Monday, May 15, 2006

10 Things I Hate About You...You Bad Book

A meme I nicked from Glenda Larke's blog.

Stuff I hate to see in books.

1. Endless beginnings, especially those prologues that have nothing at all to do with the rest of the first half of the book and whose purpose doesn't become clear until chapter eleventy-hundred, by which point you've forgotten clear how it all started.

2. Billions of characters all turning up in the first couple of chapters, all of whom I'm supposed to give a damn about. But how am I supposed to remember which one is the alcoholic jockey with the schoolteacher girlfriend, who's teaching the kids of the ex-Olympic horse woman and sleeping with her husband, whose stepdaughter fancies the guy from the stables whose sister has just moved in and fancies... oh Christ, I don't care any more. Jilly Cooper can do it. The author whose book I just outlined above (any guesses? I only got a quarter through before I gave up) can't.

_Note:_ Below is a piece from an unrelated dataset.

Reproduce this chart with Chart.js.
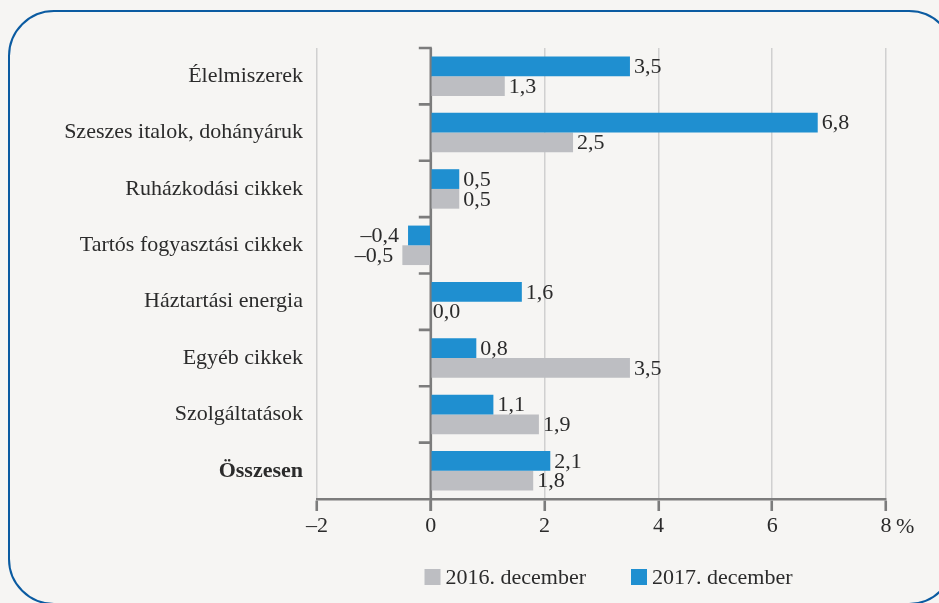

3. Those bloody Scottish characters who start every sentence with 'Och' and say 'nae' instead of--what is it supposed to be instead of? Billie Piper did it better when she met Queen Victoria in Dr Who. Seriously. What are you, the Nac Mac Feegle?

4. Fantasy books that include more than a dozen new words in the first paragraph. Vaellina looked out of the window at the Mergl citadel of Kinsk and wished the Plotzbum hadn't curtailed her powers of Skimseeing. If only the Flimsbotty would return to put things right! But since the battle with the Kugglebinders nineteen Moonspars ago, the only Drovian beings in the whole of Plongy were the Narskinians.

5. Character violations. You know, like when your restrained, shy, nurturing, hopelessly romantic heroine suddenly takes all her clothes off in the back of the limo to taunt the hero. Where was the chapter where she grew a spine?

6. The endless, endless cliche of the heroine who sees her guy have a conversation with another woman, and then storms off with no word of explanation for three years. Yeah, like you're going to engender enough trust to spend your lives together.

7. See above, only with the hero becoming suspicious this time. Then he cruelly condemns the heroine, half-rapes her (sometimes more than half) and abandons her. She never says a freaking word to set him right, even if he tells her what's wrong, which he usually doesn't, and turns up barefoot and pregnant but still madly in love with him. In fact, the whole secret baby thing. Done to death. Twenty-first century, man.

8. Jokes set up so far in advance that you can see them with binoculars.

9. Getting to a tense crisis, heroine dangling over a cliff, held up by her ponytail which is snagged on a twig, while above her the evil villain has the hero tied down with unbreakable bonds and is aiming a gun at his head...the chapter ends and you turn, feverishly, to the next page...and it's three months later, they're happily married and expecting an ickle fluffy baby, and laughing about how they vanquished the evil overlord last spring. Bah. Bah, I say!

10. Historicals where the forward-thinking heroine doesn't wear a corset. She'd have been trussed in one since she grew breasts and her clothes wouldn't fit without it. I don't care why, it's like a modern woman wearing no knickers. Or bra. Or shoes.

And please, those things take freaking hours to get off. There'll be no more casually exposed boobies, ta.

Oh, and finally (because I do words, not numbers, right?):

11. Those 'Oh but you must read it!' books. I must breathe, I must eat, and I must sleep. I won't die if I haven't read the Da Vinci Code. Besides, I already know what happens.